Madeline had enjoyed the airport. She liked interacting with the faces of people smiling at her and she discovered that Sarah’s phone was the most fun toy she had ever gotten her hands on.
By Friday night my excuse for not going into the closet to clean it out was that it was dark. We had returned home on Monday night. The real reason was that I was procrastinating the event and didn’t want to get too involved with death. So instead we watched the finale of Season 5 of Six Feet Under. In the end everyone dies in some cool scenes flashing into the future with a great song playing in the background. It was a good ending except for one dumb guffaw killing off Keith through gunshots while he is guarding money in an armored truck. It was just dumb but we played the ending scene with the cool song about 5 times. In one frame you can see Alan Poul, one of the producers, at a funeral for the mother. After that we watched Capote but Sarah fell asleep before they executed the killers by hanging. I had expected more from it, to be super curious about reading “In Cold Blood” but the movie was flat and long. I understood why Sarah fell asleep.

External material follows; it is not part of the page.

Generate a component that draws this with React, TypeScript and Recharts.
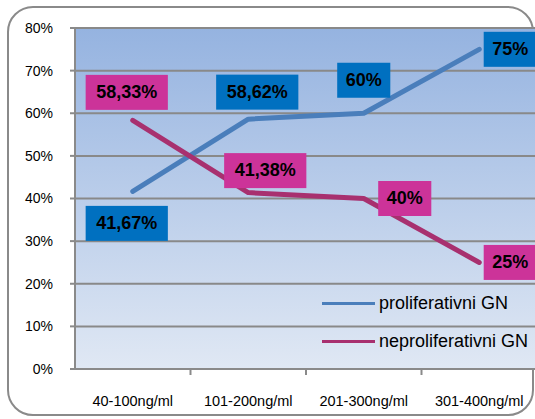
import { CartesianGrid, LabelList, Line, LineChart, XAxis, YAxis } from "recharts"

const RANGES = ["40-100ng/ml", "101-200ng/ml", "201-300ng/ml", "301-400ng/ml"]
const PROLIFERATIVE = [41.67, 58.62, 60, 75]
const NON_PROLIFERATIVE = [58.33, 41.38, 40, 25]
const Y_TICKS = [0, 10, 20, 30, 40, 50, 60, 70, 80]

const SERIES = [
  { key: "pro", name: "proliferativni GN", line: "#4A7EBB", box: "#0070C0" },
  { key: "nepro", name: "neproliferativni GN", line: "#A8306F", box: "#CC3399" },
]

// where each value box sits relative to its point
const PRO_PLACEMENT = [
  { dx: -6, dy: 32 },
  { dx: 9, dy: -27 },
  { dx: 0, dy: -33 },
  { dx: 31, dy: 0 },
]
const NEPRO_PLACEMENT = [
  { dx: -6, dy: -28 },
  { dx: 17, dy: -22 },
  { dx: 41, dy: 0 },
  { dx: 31, dy: 0 },
]

const FONT = '"Liberation Sans", Arial, sans-serif'

const data = RANGES.map((range, i) => ({
  range,
  pro: PROLIFERATIVE[i],
  nepro: NON_PROLIFERATIVE[i],
}))

const formatPct = (v: number) => `${String(v).replace(".", ",")}%`

function makeValueBox(fill: string, placement: { dx: number; dy: number }[]) {
  return (props: any) => {
    const { x, y, value, index } = props
    const text = formatPct(value)
    const w = 24 + text.length * 9.7
    const h = 35
    const cx = x + placement[index].dx
    const cy = y + placement[index].dy
    return (
      <g>
        <rect x={cx - w / 2} y={cy - h / 2} width={w} height={h} fill={fill} />
        <text
          x={cx}
          y={cy + 1}
          textAnchor="middle"
          dominantBaseline="middle"
          fontFamily={FONT}
          fontWeight="bold"
          fontSize={18}
          fill="#000"
        >
          {text}
        </text>
      </g>
    )
  }
}

// category label at the band centre, tick mark on the band's right edge
function RangeTick(props: any) {
  const { x, y, payload, width, visibleTicksCount } = props
  const band = width / visibleTicksCount
  return (
    <g>
      <line x1={x + band / 2} x2={x + band / 2} y1={y - 8} y2={y - 2} stroke="#8a8a8a" strokeWidth={2} />
      <text x={x} y={y + 29} textAnchor="middle" fontFamily={FONT} fontSize={14.5} fill="#000">
        {payload.value}
      </text>
    </g>
  )
}

function LegendBox() {
  return (
    <div style={{ position: "absolute", left: 322, top: 284, fontFamily: FONT, fontSize: 18, color: "#000" }}>
      {SERIES.map((s) => (
        <div key={s.key} style={{ display: "flex", alignItems: "center", height: 38, whiteSpace: "nowrap" }}>
          <div style={{ width: 53, height: 3, background: s.line, marginRight: 4 }} />
          <span>{s.name}</span>
        </div>
      ))}
    </div>
  )
}

export default function App() {
  return (
    <div style={{ position: "absolute", left: 0, top: 0, width: 535, height: 419, overflow: "hidden", background: "#fff" }}>
      <div
        style={{
          position: "absolute",
          left: 7,
          top: 6,
          width: 523,
          height: 406,
          border: "2px solid #8a8a8a",
          borderRadius: 26,
        }}
      />
      <div style={{ position: "absolute", left: 0, top: 0 }}>
        <LineChart
          width={540}
          height={419}
          data={data}
          margin={{ top: 28, right: 3, bottom: 0, left: 0 }}
        >
          <defs>
            <linearGradient id="plotBg" x1="0" y1="0" x2="0" y2="1">
              <stop offset="0%" stopColor="#95B3E0" />
              <stop offset="100%" stopColor="#E0E8F4" />
            </linearGradient>
          </defs>
          <CartesianGrid vertical={false} stroke="#898989" strokeWidth={2} fill="url(#plotBg)" fillOpacity={1} />
          <XAxis
            dataKey="range"
            scale="band"
            height={50}
            axisLine={{ stroke: "#8a8a8a", strokeWidth: 2 }}
            tickLine={false}
            tick={<RangeTick />}
            interval={0}
          />
          <YAxis
            width={75}
            domain={[0, 80]}
            ticks={Y_TICKS}
            interval={0}
            axisLine={{ stroke: "#8a8a8a", strokeWidth: 2 }}
            tickLine={{ stroke: "#8a8a8a", strokeWidth: 2 }}
            tickSize={5}
            tickMargin={17}
            tickFormatter={(v) => `${v}%`}
            tick={{ fontFamily: FONT, fontSize: 14, fill: "#000" }}
          />
          <Line
            dataKey="pro"
            name={SERIES[0].name}
            stroke={SERIES[0].line}
            strokeWidth={5}
            strokeLinecap="round"
            strokeLinejoin="round"
            dot={false}
            isAnimationActive={false}
          >
            <LabelList dataKey="pro" content={makeValueBox(SERIES[0].box, PRO_PLACEMENT)} />
          </Line>
          <Line
            dataKey="nepro"
            name={SERIES[1].name}
            stroke={SERIES[1].line}
            strokeWidth={5}
            strokeLinecap="round"
            strokeLinejoin="round"
            dot={false}
            isAnimationActive={false}
          >
            <LabelList dataKey="nepro" content={makeValueBox(SERIES[1].box, NEPRO_PLACEMENT)} />
          </Line>
        </LineChart>
      </div>
      <LegendBox />
    </div>
  )
}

But by Saturday morning after having eaten our ritual breakfast at Brueggers I had run out of options and it was time to clean out the closet. I pulled out both bins of shoes, took out the luggage, and took all of the jackets out of the closet until it was bare. No dead mouse. I threw out a number of shoes that seemed to have offensive smells or were rendered useless due to holes in the bottoms out of my bin of shoes. Sarah went through her bin and that was when she found it, the suicide bomber.
The mouse in her shoe bin was grey. I am not sure whether black mice turn to grey or not so it could have been a different mouse but this was a dead mouse. It was a suicidal mouse trying to drive us out of our apartment with it’s stench. I doubt it was totally conscious of the effect that it has on us. Waichi is moving out of her apartment downstairs. Part of her reason for not buying the condo at a good price from the guy who wants to offload it is that she can’t deal with the mice dying. We bumped into her this morning as she was moving her boxes into a U-Haul in front of the building. She found a dead mouse that had been rotting for a long time behind her sofa two days ago and refrained from calling me to scrape it out because it was two in the morning. She had called me down one day about six months ago to scrape one out from under her radiator in her kitchen. It’s funny to see her needing my help because she is a kidney transplant surgeon and goes on missions with Doctors without borders to war torn or disaster areas but she is disgusted by dead mice.
But the effect of the mice rotting in closets, under floor boards, behind couches, under radiators, in cupboards full of sunflower seeds meant for birds, is the same everywhere. We have a dread of it and makes us want to run away to somewhere else. Nobody likes death in their own home.